>> Start
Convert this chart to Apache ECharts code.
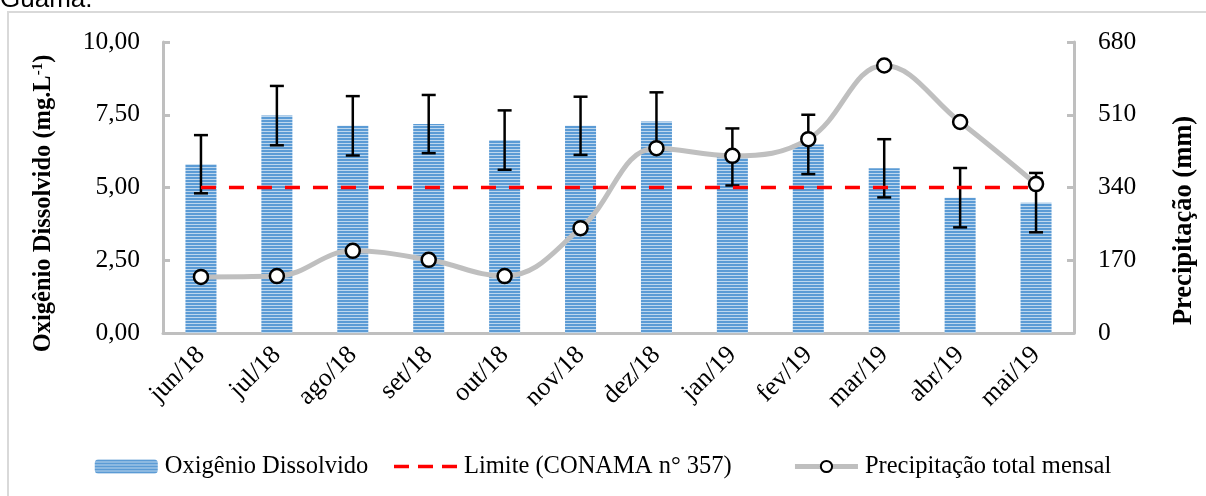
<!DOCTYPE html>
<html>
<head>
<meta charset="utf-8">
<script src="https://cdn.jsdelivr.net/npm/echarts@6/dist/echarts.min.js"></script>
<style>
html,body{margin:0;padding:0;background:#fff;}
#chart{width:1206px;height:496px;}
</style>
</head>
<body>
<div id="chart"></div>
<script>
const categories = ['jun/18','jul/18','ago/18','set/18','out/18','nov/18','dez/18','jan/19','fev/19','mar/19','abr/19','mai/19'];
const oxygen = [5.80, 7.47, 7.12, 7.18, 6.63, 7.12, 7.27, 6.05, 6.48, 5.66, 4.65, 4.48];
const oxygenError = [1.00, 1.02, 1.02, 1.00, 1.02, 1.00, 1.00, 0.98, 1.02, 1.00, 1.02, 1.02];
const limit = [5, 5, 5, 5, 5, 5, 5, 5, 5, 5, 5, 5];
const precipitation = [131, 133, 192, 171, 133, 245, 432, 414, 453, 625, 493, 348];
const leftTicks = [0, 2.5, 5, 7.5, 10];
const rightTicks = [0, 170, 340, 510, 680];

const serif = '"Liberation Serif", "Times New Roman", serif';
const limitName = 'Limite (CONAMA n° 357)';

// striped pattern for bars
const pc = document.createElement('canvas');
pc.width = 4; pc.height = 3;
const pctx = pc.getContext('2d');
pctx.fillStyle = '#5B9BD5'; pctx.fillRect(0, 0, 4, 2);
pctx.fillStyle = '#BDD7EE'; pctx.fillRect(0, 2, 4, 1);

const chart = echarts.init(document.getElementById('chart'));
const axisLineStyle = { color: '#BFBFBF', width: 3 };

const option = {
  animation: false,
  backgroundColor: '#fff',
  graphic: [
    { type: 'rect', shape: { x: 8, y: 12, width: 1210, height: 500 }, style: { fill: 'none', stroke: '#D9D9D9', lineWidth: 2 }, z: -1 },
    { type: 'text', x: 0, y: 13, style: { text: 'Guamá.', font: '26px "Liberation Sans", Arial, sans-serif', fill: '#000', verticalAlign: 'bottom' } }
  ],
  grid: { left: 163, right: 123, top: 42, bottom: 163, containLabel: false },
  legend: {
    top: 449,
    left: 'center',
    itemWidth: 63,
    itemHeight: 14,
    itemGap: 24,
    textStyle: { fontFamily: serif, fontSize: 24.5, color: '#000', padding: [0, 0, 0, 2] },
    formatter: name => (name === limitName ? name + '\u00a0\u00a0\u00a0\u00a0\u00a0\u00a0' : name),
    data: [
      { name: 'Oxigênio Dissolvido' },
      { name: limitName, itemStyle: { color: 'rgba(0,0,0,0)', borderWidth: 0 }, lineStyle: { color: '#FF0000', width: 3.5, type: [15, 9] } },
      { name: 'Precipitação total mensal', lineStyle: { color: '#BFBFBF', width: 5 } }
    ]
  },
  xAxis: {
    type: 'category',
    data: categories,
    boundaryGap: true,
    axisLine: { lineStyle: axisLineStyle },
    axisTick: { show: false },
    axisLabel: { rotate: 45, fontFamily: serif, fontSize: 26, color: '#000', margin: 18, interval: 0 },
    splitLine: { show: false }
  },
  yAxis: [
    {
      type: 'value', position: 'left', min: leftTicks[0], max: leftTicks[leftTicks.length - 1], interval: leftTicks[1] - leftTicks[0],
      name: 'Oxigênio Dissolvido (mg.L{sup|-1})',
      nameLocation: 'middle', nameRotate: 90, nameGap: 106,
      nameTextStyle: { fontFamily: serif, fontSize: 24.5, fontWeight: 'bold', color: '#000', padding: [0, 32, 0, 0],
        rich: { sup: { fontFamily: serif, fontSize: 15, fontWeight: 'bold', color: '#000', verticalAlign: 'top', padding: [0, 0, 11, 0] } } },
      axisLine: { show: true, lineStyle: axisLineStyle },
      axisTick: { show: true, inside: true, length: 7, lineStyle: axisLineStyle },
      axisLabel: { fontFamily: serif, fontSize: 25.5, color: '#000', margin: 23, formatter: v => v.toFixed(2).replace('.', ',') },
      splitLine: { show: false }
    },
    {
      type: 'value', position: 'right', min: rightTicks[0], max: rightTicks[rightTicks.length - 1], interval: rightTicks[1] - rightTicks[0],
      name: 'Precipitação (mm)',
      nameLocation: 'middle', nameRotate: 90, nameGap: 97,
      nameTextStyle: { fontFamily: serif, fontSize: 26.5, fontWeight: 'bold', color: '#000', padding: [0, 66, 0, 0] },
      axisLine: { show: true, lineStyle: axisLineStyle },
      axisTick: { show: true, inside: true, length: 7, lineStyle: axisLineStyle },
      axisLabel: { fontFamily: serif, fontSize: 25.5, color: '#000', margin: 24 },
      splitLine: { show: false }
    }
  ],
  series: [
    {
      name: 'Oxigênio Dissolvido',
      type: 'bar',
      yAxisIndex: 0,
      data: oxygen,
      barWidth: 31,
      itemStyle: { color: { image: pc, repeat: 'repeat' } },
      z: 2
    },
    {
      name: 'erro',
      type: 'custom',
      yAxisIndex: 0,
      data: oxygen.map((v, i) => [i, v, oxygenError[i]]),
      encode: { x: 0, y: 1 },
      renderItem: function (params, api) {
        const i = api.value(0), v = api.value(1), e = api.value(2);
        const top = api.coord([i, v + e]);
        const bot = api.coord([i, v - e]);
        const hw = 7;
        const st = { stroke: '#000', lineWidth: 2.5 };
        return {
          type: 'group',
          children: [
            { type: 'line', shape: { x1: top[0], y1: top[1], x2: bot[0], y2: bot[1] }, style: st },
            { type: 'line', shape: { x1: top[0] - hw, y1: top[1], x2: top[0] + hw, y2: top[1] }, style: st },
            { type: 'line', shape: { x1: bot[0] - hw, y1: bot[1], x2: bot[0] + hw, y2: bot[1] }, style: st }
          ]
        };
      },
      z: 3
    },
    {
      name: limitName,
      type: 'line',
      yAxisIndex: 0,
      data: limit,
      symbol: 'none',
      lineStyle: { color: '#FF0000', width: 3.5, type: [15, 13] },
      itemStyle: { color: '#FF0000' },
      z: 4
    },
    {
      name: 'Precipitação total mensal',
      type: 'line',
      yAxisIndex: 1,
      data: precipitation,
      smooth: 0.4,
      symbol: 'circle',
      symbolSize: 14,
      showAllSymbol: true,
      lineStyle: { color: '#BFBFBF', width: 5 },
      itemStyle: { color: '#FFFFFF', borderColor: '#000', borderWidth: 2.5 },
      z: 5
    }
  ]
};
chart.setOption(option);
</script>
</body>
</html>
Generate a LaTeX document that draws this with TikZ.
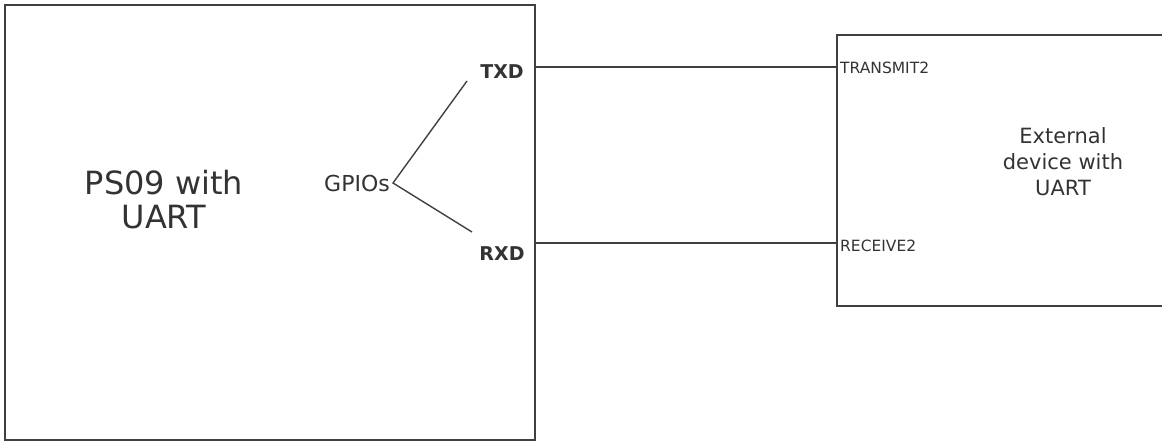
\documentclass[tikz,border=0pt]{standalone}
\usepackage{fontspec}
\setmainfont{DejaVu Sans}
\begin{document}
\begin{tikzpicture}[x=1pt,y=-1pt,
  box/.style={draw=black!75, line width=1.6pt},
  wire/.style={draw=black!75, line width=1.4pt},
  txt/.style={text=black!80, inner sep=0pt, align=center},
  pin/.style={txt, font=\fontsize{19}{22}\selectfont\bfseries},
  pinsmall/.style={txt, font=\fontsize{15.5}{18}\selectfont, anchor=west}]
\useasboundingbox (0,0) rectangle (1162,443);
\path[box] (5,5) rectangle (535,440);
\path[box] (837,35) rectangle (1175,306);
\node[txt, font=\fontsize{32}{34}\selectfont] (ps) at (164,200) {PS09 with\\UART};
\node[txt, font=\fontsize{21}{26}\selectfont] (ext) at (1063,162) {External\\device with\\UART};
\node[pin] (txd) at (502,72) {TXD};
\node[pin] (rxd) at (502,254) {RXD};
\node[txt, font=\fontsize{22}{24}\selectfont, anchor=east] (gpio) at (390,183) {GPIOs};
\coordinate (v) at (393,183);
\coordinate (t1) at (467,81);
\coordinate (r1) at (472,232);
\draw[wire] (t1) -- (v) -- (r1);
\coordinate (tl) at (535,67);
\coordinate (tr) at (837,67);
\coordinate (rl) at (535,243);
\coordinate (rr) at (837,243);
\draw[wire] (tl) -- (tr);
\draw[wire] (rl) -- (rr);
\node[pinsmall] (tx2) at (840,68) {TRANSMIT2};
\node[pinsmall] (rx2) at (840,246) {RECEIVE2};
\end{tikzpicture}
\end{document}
>> End
» To be done: Report only how many lines in the listing contain the string "with".

» The solution: 3